A variant of SIG Sauer’sP320 pistol was awarded the XM17 contract on Jan. 19, 2017, and Glock filed a protest with the Government Accounting Office (GAO) in late February. As part of the U.S. government procurement system, such protests are very common. Now that the protest, which the GAO had until June 5 either to accept or reject, has been denied, at least the bare bones of what Glock was protesting have been announced.
This was released by the GAO and reported on soldiersystems.net: “On June 5, 2017, the U.S. Government Accountability Office (GAO) denied a protest filed by Glock, Inc. … The protester challenged the Army’s interpretation of the solicitation regarding the minimum number of contract awards required by the RFP. The protester also alleged that the Army improperly evaluated its proposal.

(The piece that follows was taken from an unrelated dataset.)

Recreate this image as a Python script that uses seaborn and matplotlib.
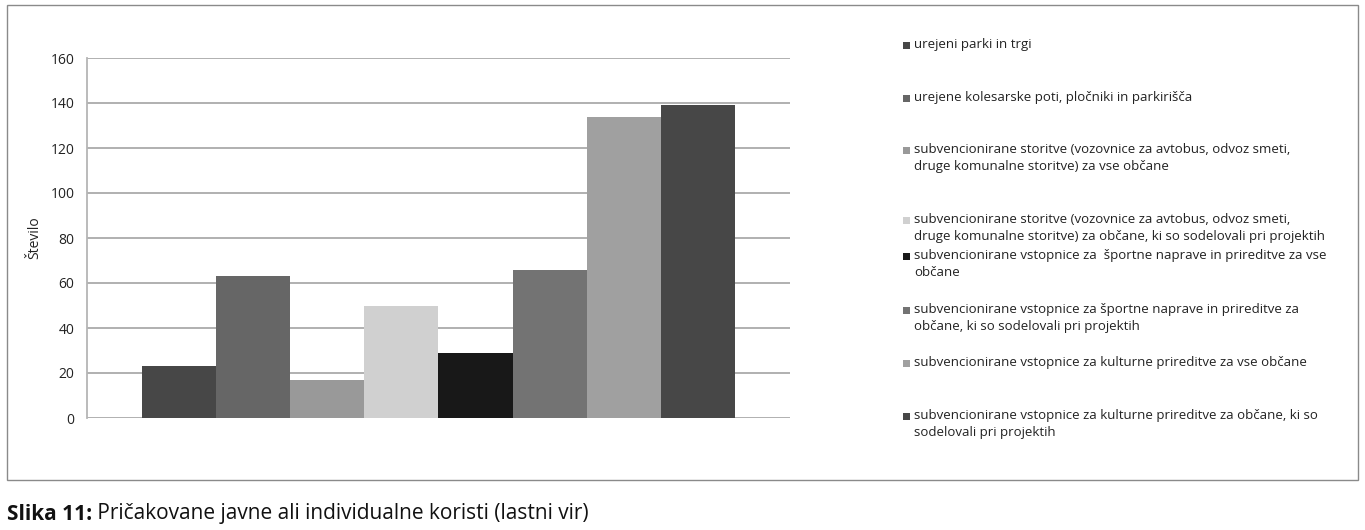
import matplotlib
matplotlib.use("Agg")
import matplotlib.pyplot as plt
import seaborn as sns
import pandas as pd
from matplotlib.patches import Rectangle
from matplotlib import font_manager

categories = [
    "urejeni parki in trgi",
    "urejene kolesarske poti, pločniki in parkirišča",
    "subvencionirane storitve (vozovnice za avtobus, odvoz smeti,\ndruge komunalne storitve) za vse občane",
    "subvencionirane storitve (vozovnice za avtobus, odvoz smeti,\ndruge komunalne storitve) za občane, ki so sodelovali pri projektih",
    "subvencionirane vstopnice za  športne naprave in prireditve za vse\nobčane",
    "subvencionirane vstopnice za športne naprave in prireditve za\nobčane, ki so sodelovali pri projektih",
    "subvencionirane vstopnice za kulturne prireditve za vse občane",
    "subvencionirane vstopnice za kulturne prireditve za občane, ki so\nsodelovali pri projektih",
]
values = [23, 63, 17, 50, 29, 66, 134, 139]
colors = ["#474747", "#666666", "#999999", "#d0d0d0", "#181818", "#737373", "#a0a0a0", "#474747"]
yticks = [0, 20, 40, 60, 80, 100, 120, 140, 160]
ylabel = "Število"
caption_bold = "Slika 11:"
caption_rest = " Pričakovane javne ali individualne koristi (lastni vir)"

sns.set_theme(style="white")
plt.rcParams["font.family"] = ["Open Sans", "DejaVu Sans"]

names = {f.name for f in font_manager.fontManager.ttflist}
if "Liberation Sans Narrow" in names:
    cap_family = ["Liberation Sans Narrow", "DejaVu Sans"]
    cap_size = 17
else:
    cap_family = ["Open Sans", "DejaVu Sans"]
    cap_size = 15

fig = plt.figure(figsize=(13.65, 5.30), dpi=100)
W, H = 1365, 530

# outer frame
fig.patches.append(Rectangle((7 / W, 1 - 480 / H), (1358 - 7) / W, (480 - 5) / H,
                             transform=fig.transFigure, fill=False,
                             edgecolor="#8a8a8a", linewidth=1.0))

ax = fig.add_axes([87 / W, 112 / H, (790 - 87) / W, 360 / H])
df = pd.DataFrame({"cat": categories, "val": values})
sns.barplot(data=df, x="cat", y="val", hue="cat", palette=colors,
            width=1.0, legend=False, ax=ax, saturation=1, order=categories,
            hue_order=categories, linewidth=0)
ax.set_xlim(-1.246, 8.246)
ax.set_ylim(0, 160)
ax.set_yticks(yticks)
ax.set_yticklabels([str(t) for t in yticks], fontsize=10, color="#222222")
ax.set_xticks([])
ax.set_xlabel("")
ax.set_ylabel(ylabel, fontsize=10, color="#222222")
ax.yaxis.set_label_coords(-45 / 703, 0.5)
ax.tick_params(axis="y", length=0, pad=9)
for s in ["top", "right", "bottom"]:
    ax.spines[s].set_visible(False)
ax.spines["left"].set_color("#b5b5b5")
ax.spines["left"].set_linewidth(1.3)
ax.yaxis.grid(True, color="#b0b0b0", linewidth=1.4)
ax.set_axisbelow(True)

# legend entries
leg_y = [45, 98, 150, 220, 256, 310, 363, 416]
for yy, lab, c in zip(leg_y, categories, colors):
    fig.patches.append(Rectangle((903 / W, 1 - (yy + 4) / H), 7 / W, 7 / H,
                                 transform=fig.transFigure, facecolor=c,
                                 edgecolor="none"))
    fig.text(914 / W, 1 - (yy - 7) / H, lab, fontsize=9.5, color="#222222",
             va="top", ha="left", linespacing=1.4)

# caption
t = fig.text(7 / W, 1 - 514 / H, caption_bold, fontsize=cap_size, fontweight="bold",
             color="#111111", va="center", ha="left", family=cap_family)
fig.canvas.draw()
bb = t.get_window_extent()
fig.text(bb.x1 / W, 1 - 514 / H, caption_rest, fontsize=cap_size, color="#111111",
         va="center", ha="left", family=cap_family)

fig.savefig("out.png", dpi=100)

The maximum contract value, including all options, is approximately $170 million.
“GAO denied the challenge to the interpretation of the solicitation, finding that the RFP allowed the Army to make only one award, although up to three awards were permitted by the RFP’s terms. GAO also denied the challenge to the Army’s evaluation of Glock’s proposal on the basis that any errors did not prejudice Glock in the competition.

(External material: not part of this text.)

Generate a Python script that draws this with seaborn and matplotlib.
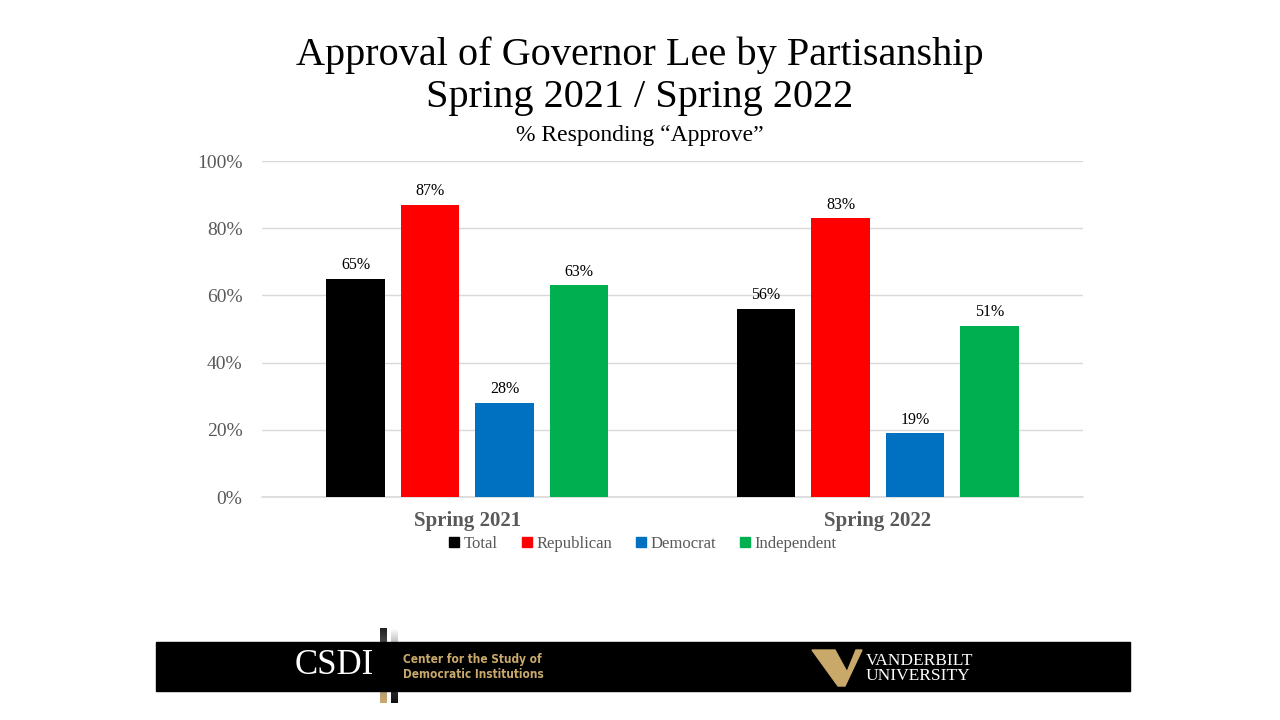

“GAO’s decision expresses no view as to the merits of the protester’s proposal. Judgments about which offeror will most successfully meet the government’s needs are reserved for the procuring agencies, subject only to statutory and regulatory requirements, such as full and open competition, and fairness to potential offerors.”
Will Glock stand outside in the rain on the lawn of Project Manager Soldier Weapons with its boom box blaring like something out of a John Cusack movie from the 1980s? No. While surely disappointed, it’s not like Glock is on the brink of insolvency. It was worth a try. This protest was as natural as dirt and as expected as dawn. Glock, of course, still has an open contract with SOCOM and just landed a big, fat FBI contract.

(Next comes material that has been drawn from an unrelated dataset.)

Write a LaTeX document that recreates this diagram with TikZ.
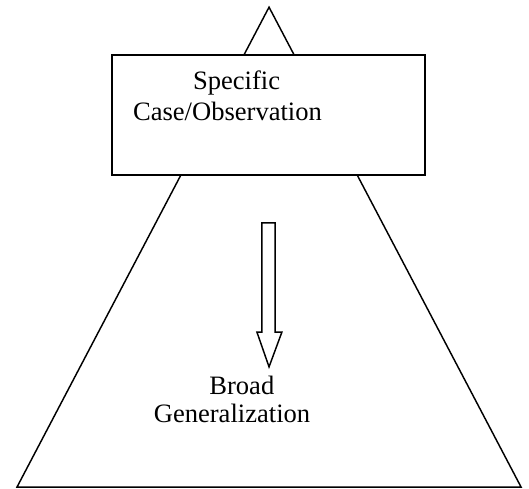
\documentclass[tikz,border=0pt]{standalone}
\usepackage{fontspec}
\setmainfont{Liberation Serif}
\usepackage{tikz}

\tikzset{
    lbl/.style={font=\fontsize{20}{24}\selectfont, anchor=base, inner sep=0pt},
    edge/.style={line width=1.1pt, black}
}

\begin{document}
\begin{tikzpicture}
        \useasboundingbox (0,0) rectangle (14,12.94);

        \coordinate (A) at (7.12,12.75);
        \coordinate (B) at (0.45,0.05);
        \coordinate (C) at (13.79,0.05);
        \coordinate (D) at (2.96,8.31);
        \coordinate (E) at (11.25,11.48);
        % hollow arrow
        \coordinate (F) at (6.93,7.04);
        \coordinate (G) at (7.28,7.04);
        \coordinate (H) at (7.28,4.15);
        \coordinate (K) at (7.46,4.15);
        \coordinate (L) at (7.12,3.23);
        \coordinate (N) at (6.80,4.15);
        \coordinate (P) at (6.93,4.15);

        \draw[edge] (A) -- (B) -- (C) -- cycle;
        \draw[edge, fill=white] (D) rectangle (E);
        \draw[edge] (F) -- (G) -- (H) -- (K) -- (L) -- (N) -- (P) -- cycle;

        \node[lbl] (spec) at (6.26,10.56) {Specific};
        \node[lbl] (obs) at (6.02,9.76) {Case/Observation};
        \node[lbl] (broad) at (6.40,2.51) {Broad};
        \node[lbl] (gen) at (6.14,1.75) {Generalization};
    \end{tikzpicture}
\end{document}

“By not completing the testing on both proposals on a competitive basis, the Army never determined which pistol would better meet the warfighter's needs,” said Glock’s Vice President Josh Dorsey in a June 7 press release. “We are confident had the Army completed the testing, the GLOCK 19 would have outperformed the Sig P320, as it had in recent testing conducted by a leading federal law enforcement agency which resulted in GLOCK, Inc. being awarded that contract. GLOCK pistols have been battle proven by select units of the U.S. military forces for the past 10 years. GLOCK, Inc. stands with the men and women serving in the Armed Forces and will continue to give them its full support.”
Dorsey added, “We thank our technical team for submitting a pistol that met or exceeded all of the Army's requirements. We also extend our appreciation to our MHS partner, Vista Outdoor's Federal Cartridge, for creating the most effective and innovative pistol round we have ever tested, which performed flawlessly in the GLOCK 19 MHS model.” That Vista was Glock’s MHS partner has not widely been reported.
There is a very big story when it comes to the MHS ammunition side. The new ball XM1152 is said to fulfill the Army’s requirement for “increased performance.” Too, there is a new “Special Purpose” (meaning “hollow-point”) round, the XM1153, waiting for a legal interpretation on its use on the battlefront.
The Army, SIG Sauer and Winchester Ammunition, have all been very tight lipped. Now that the Glock protest has been resolved, it is my hope that the Army and the companies involved will be more forthcoming with information. This is the biggest military handgun story in a generation.
The good news for consumers is that Glock’s MHS, entrant—the G19 MHS—may join two other outstanding handguns that did not win the contract—the FN America 509 and the Beretta APX—on the commercial market.